According to the Social and informational Deputy of Judiciary, the charges brought against Mr. Eslami were announced as “several incidents of assault and battery using a knife and cutlass, creating fear and insecurity, threatening to murder, kidnapping people’s children, occupying people’s land forcefully, and drinking alcoholic beverages.” (Jomhuri Eslami newspaper).

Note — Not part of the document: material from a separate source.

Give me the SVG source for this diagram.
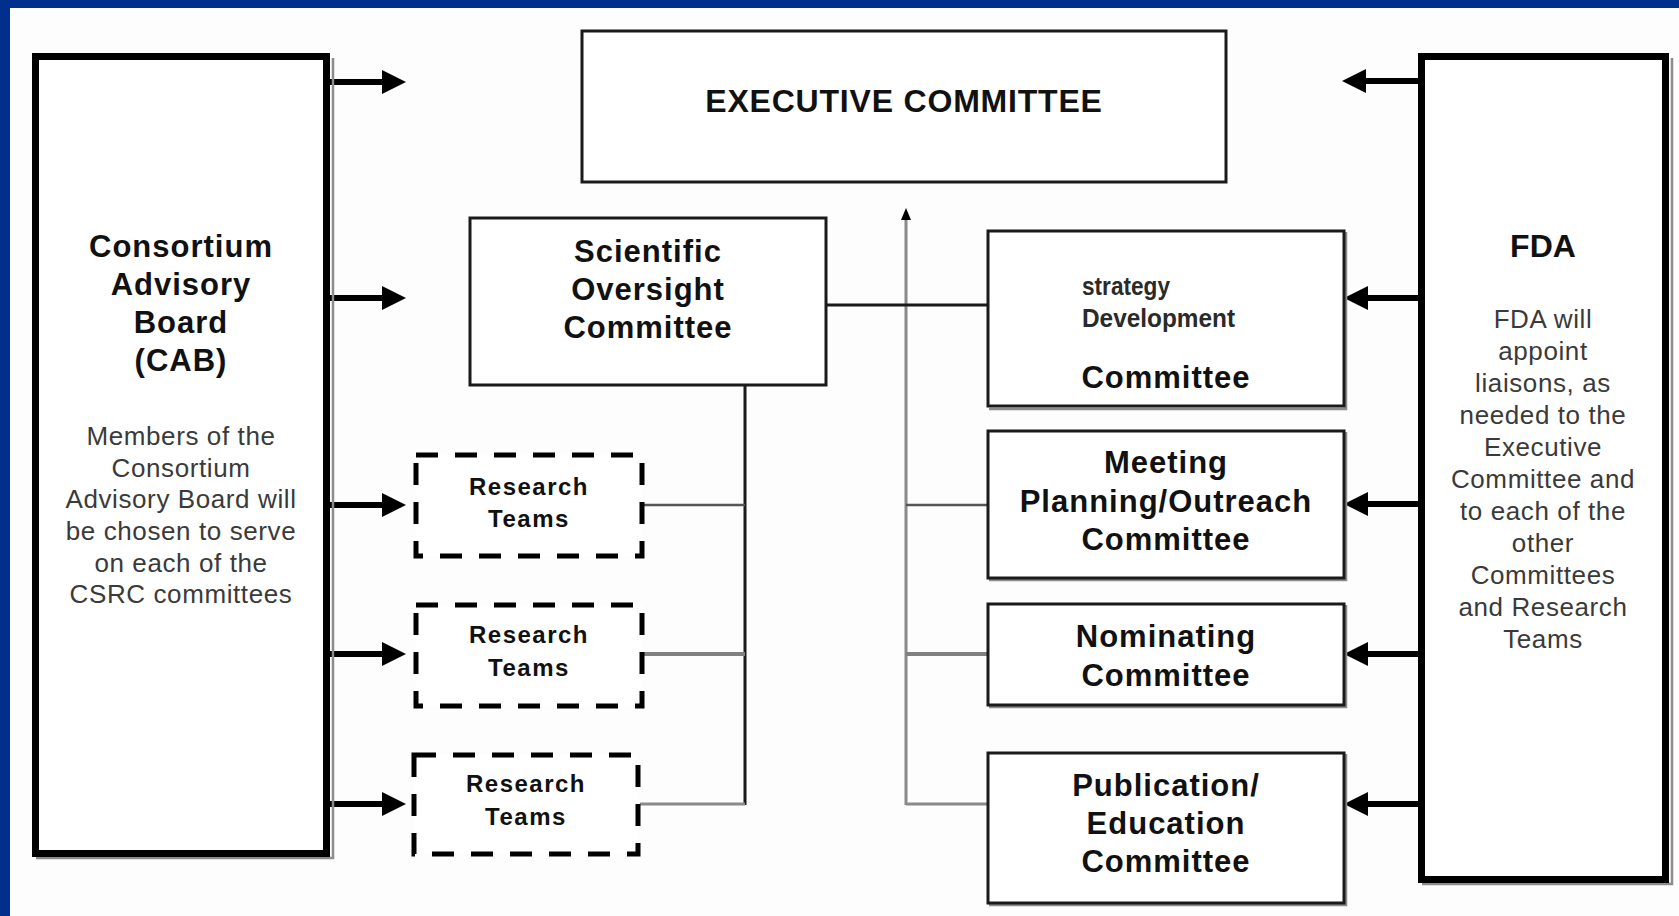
<svg xmlns="http://www.w3.org/2000/svg" width="1679" height="916" viewBox="0 0 1679 916">
  <style>
    .bold { font-family: "Liberation Sans", Arial, sans-serif; font-weight: bold; fill: #111; text-anchor: middle; }
    .title { font-size: 31px; letter-spacing: 1px; }
    .rt { font-size: 24px; letter-spacing: 1.5px; }
    .body { font-family: "Liberation Sans", Arial, sans-serif; font-size: 26px; letter-spacing: 0.6px; fill: #3a3a3a; text-anchor: middle; }
    .box { fill: #ffffff; stroke: #1a1a1a; stroke-width: 3; }
    .shadow { fill: none; stroke: #8c8c8c; stroke-width: 2.5; }
    .big { fill: #ffffff; stroke: #000; stroke-width: 7; }
    .dash { fill: #ffffff; stroke: #000; stroke-width: 5; stroke-dasharray: 22 17; }
    .arrow { stroke: #000; stroke-width: 6; fill: none; }
    .grayline { stroke: #8a8a8a; stroke-width: 3; fill: none; }
    .darkline { stroke: #555; stroke-width: 2.5; fill: none; }
    .thickgray { stroke: #808080; stroke-width: 4; fill: none; }
    .blackline { stroke: #1a1a1a; stroke-width: 3; fill: none; }
    .garbled { font-family: "Liberation Sans", Arial, sans-serif; font-weight: bold; fill: #2a2a2a; font-size: 25px; }
  </style>
  <defs>
    <marker id="head" viewBox="0 -13 24 26" refX="0" refY="0" markerWidth="24" markerHeight="26" markerUnits="userSpaceOnUse" orient="auto">
      <path d="M0,-12 L24,0 L0,12 z" fill="#000"/>
    </marker>
    <marker id="smallhead" viewBox="0 -6 12 12" refX="0" refY="0" markerWidth="12" markerHeight="12" markerUnits="userSpaceOnUse" orient="auto">
      <path d="M0,-5 L12,0 L0,5 z" fill="#000"/>
    </marker>
  </defs>

  <rect x="0" y="0" width="1679" height="916" fill="#fdfdfd"/>
  <rect x="0" y="0" width="1679" height="8" fill="#00308c"/>
  <rect x="0" y="0" width="10" height="916" fill="#00308c"/>

  <g id="connectors">
    <!-- CAB arrows -->
    <line class="arrow" x1="330" y1="82" x2="382" y2="82" marker-end="url(#head)"/>
    <line class="arrow" x1="330" y1="298" x2="382" y2="298" marker-end="url(#head)"/>
    <line class="arrow" x1="330" y1="505" x2="382" y2="505" marker-end="url(#head)"/>
    <line class="arrow" x1="330" y1="654" x2="382" y2="654" marker-end="url(#head)"/>
    <line class="arrow" x1="330" y1="804" x2="382" y2="804" marker-end="url(#head)"/>
    <!-- FDA arrows -->
    <line class="arrow" x1="1418" y1="81" x2="1366" y2="81" marker-end="url(#head)"/>
    <line class="arrow" x1="1418" y1="298" x2="1368" y2="298" marker-end="url(#head)"/>
    <line class="arrow" x1="1418" y1="504" x2="1368" y2="504" marker-end="url(#head)"/>
    <line class="arrow" x1="1418" y1="654" x2="1368" y2="654" marker-end="url(#head)"/>
    <line class="arrow" x1="1418" y1="804" x2="1368" y2="804" marker-end="url(#head)"/>
    <!-- central gray trunk up to Executive Committee -->
    <line class="grayline" x1="906" y1="805" x2="906" y2="220" marker-end="url(#smallhead)"/>
    <line class="darkline" x1="906" y1="505" x2="988" y2="505"/>
    <line class="thickgray" x1="906" y1="654" x2="988" y2="654"/>
    <line class="grayline" x1="906" y1="804" x2="988" y2="804"/>
    <!-- Scientific Oversight to Strategy Development -->
    <line class="blackline" x1="826" y1="305" x2="988" y2="305"/>
    <!-- Scientific Oversight to Research Teams -->
    <line class="blackline" x1="745" y1="385" x2="745" y2="805"/>
    <line class="darkline" x1="643" y1="505" x2="745" y2="505"/>
    <line class="thickgray" x1="643" y1="654" x2="745" y2="654"/>
    <line class="grayline" x1="640" y1="804" x2="745" y2="804"/>
  </g>

  <g id="cab">
    <polyline class="shadow" points="333,58 333,858 36,858"/>
    <rect class="big" x="35.5" y="56.5" width="291" height="797"/>
    <text class="bold title" x="181" y="257">Consortium</text>
    <text class="bold title" x="181" y="295">Advisory</text>
    <text class="bold title" x="181" y="333">Board</text>
    <text class="bold title" x="181" y="371">(CAB)</text>
    <text class="body" x="181" y="445">Members of the</text>
    <text class="body" x="181" y="477">Consortium</text>
    <text class="body" x="181" y="508">Advisory Board will</text>
    <text class="body" x="181" y="540">be chosen to serve</text>
    <text class="body" x="181" y="572">on each of the</text>
    <text class="body" x="181" y="603">CSRC committees</text>
  </g>

  <g id="executive">
    <rect class="box" x="582" y="31" width="644" height="151"/>
    <text class="bold" x="904" y="112" style="font-size:32px;letter-spacing:0.8px">EXECUTIVE COMMITTEE</text>
  </g>

  <g id="scientific">
    <rect class="box" x="470" y="218" width="356" height="167"/>
    <text class="bold title" x="648" y="262">Scientific</text>
    <text class="bold title" x="648" y="300">Oversight</text>
    <text class="bold title" x="648" y="338">Committee</text>
  </g>

  <g id="research1">
    <rect class="dash" x="416" y="455" width="226" height="101"/>
    <text class="bold rt" x="529" y="495">Research</text>
    <text class="bold rt" x="529" y="527">Teams</text>
  </g>
  <g id="research2">
    <rect class="dash" x="416" y="605" width="226" height="101"/>
    <text class="bold rt" x="529" y="643">Research</text>
    <text class="bold rt" x="529" y="676">Teams</text>
  </g>
  <g id="research3">
    <rect class="dash" x="414" y="755" width="224" height="99"/>
    <text class="bold rt" x="526" y="792">Research</text>
    <text class="bold rt" x="526" y="825">Teams</text>
  </g>

  <g id="strategy">
    <polyline class="shadow" points="1346,232 1346,409 989,409"/>
    <rect class="box" x="988" y="231" width="356" height="175"/>
    <text class="garbled" x="1082" y="295" textLength="88" lengthAdjust="spacingAndGlyphs">strategy</text>
    <text class="garbled" x="1082" y="327" textLength="153" lengthAdjust="spacingAndGlyphs">Development</text>
    <text class="bold title" x="1166" y="388">Committee</text>
  </g>

  <g id="meeting">
    <polyline class="shadow" points="1346,432 1346,580 989,580"/>
    <rect class="box" x="988" y="431" width="356" height="147"/>
    <text class="bold title" x="1166" y="473">Meeting</text>
    <text class="bold title" x="1166" y="512">Planning/Outreach</text>
    <text class="bold title" x="1166" y="550">Committee</text>
  </g>

  <g id="nominating">
    <polyline class="shadow" points="1346,605 1346,707 989,707"/>
    <rect class="box" x="988" y="604" width="356" height="101"/>
    <text class="bold title" x="1166" y="647">Nominating</text>
    <text class="bold title" x="1166" y="686">Committee</text>
  </g>

  <g id="publication">
    <polyline class="shadow" points="1346,754 1346,905 989,905"/>
    <rect class="box" x="988" y="753" width="356" height="150"/>
    <text class="bold title" x="1166" y="796">Publication/</text>
    <text class="bold title" x="1166" y="834">Education</text>
    <text class="bold title" x="1166" y="872">Committee</text>
  </g>

  <g id="fda">
    <polyline class="shadow" points="1672,58 1672,884 1422,884"/>
    <rect class="big" x="1421.5" y="56.5" width="244" height="823"/>
    <text class="bold" x="1543" y="257" style="font-size:32px">FDA</text>
    <text class="body" x="1543" y="328">FDA will</text>
    <text class="body" x="1543" y="360">appoint</text>
    <text class="body" x="1543" y="392">liaisons, as</text>
    <text class="body" x="1543" y="424">needed to the</text>
    <text class="body" x="1543" y="456">Executive</text>
    <text class="body" x="1543" y="488">Committee and</text>
    <text class="body" x="1543" y="520">to each of the</text>
    <text class="body" x="1543" y="552">other</text>
    <text class="body" x="1543" y="584">Committees</text>
    <text class="body" x="1543" y="616">and Research</text>
    <text class="body" x="1543" y="648">Teams</text>
  </g>
</svg>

The validity of the criminal charges brought against this defendant cannot be ascertained in the absence of the basic guarantees of a fair trial.  International human rights organizations have drawn attention to reports indicating that the Islamic Republic authorities have brought trumped-up charges, including drug trafficking, sexual, and other criminal offences, against their opponents (including political, civil society activists, as well as unionists and ethnic and religious minorities). Each year Iranian authorities sentence to death hundreds of alleged common criminals, following judicial processes that fail to meet international standards. The exact number of people convicted and executed based on trumped-up charges is unknown.

Evidence of guilt

According to the existing information, the evidence presented against Mr. Eslami was “having a record for sedition and hooliganism,” and “his escape from the prison.”


No information is available on Mr. Eslami’s defense. However, his attorney was present during the trial.


Branch 28 of the Islamic Revolutionary Court of Tehran identified Mr. Bahman Eslami as Mofsed [corruptor on Earth] and condemned him to death. The Supreme Court confirmed the ruling. He was hanged in Tehran on November 6, 2000 at dawn.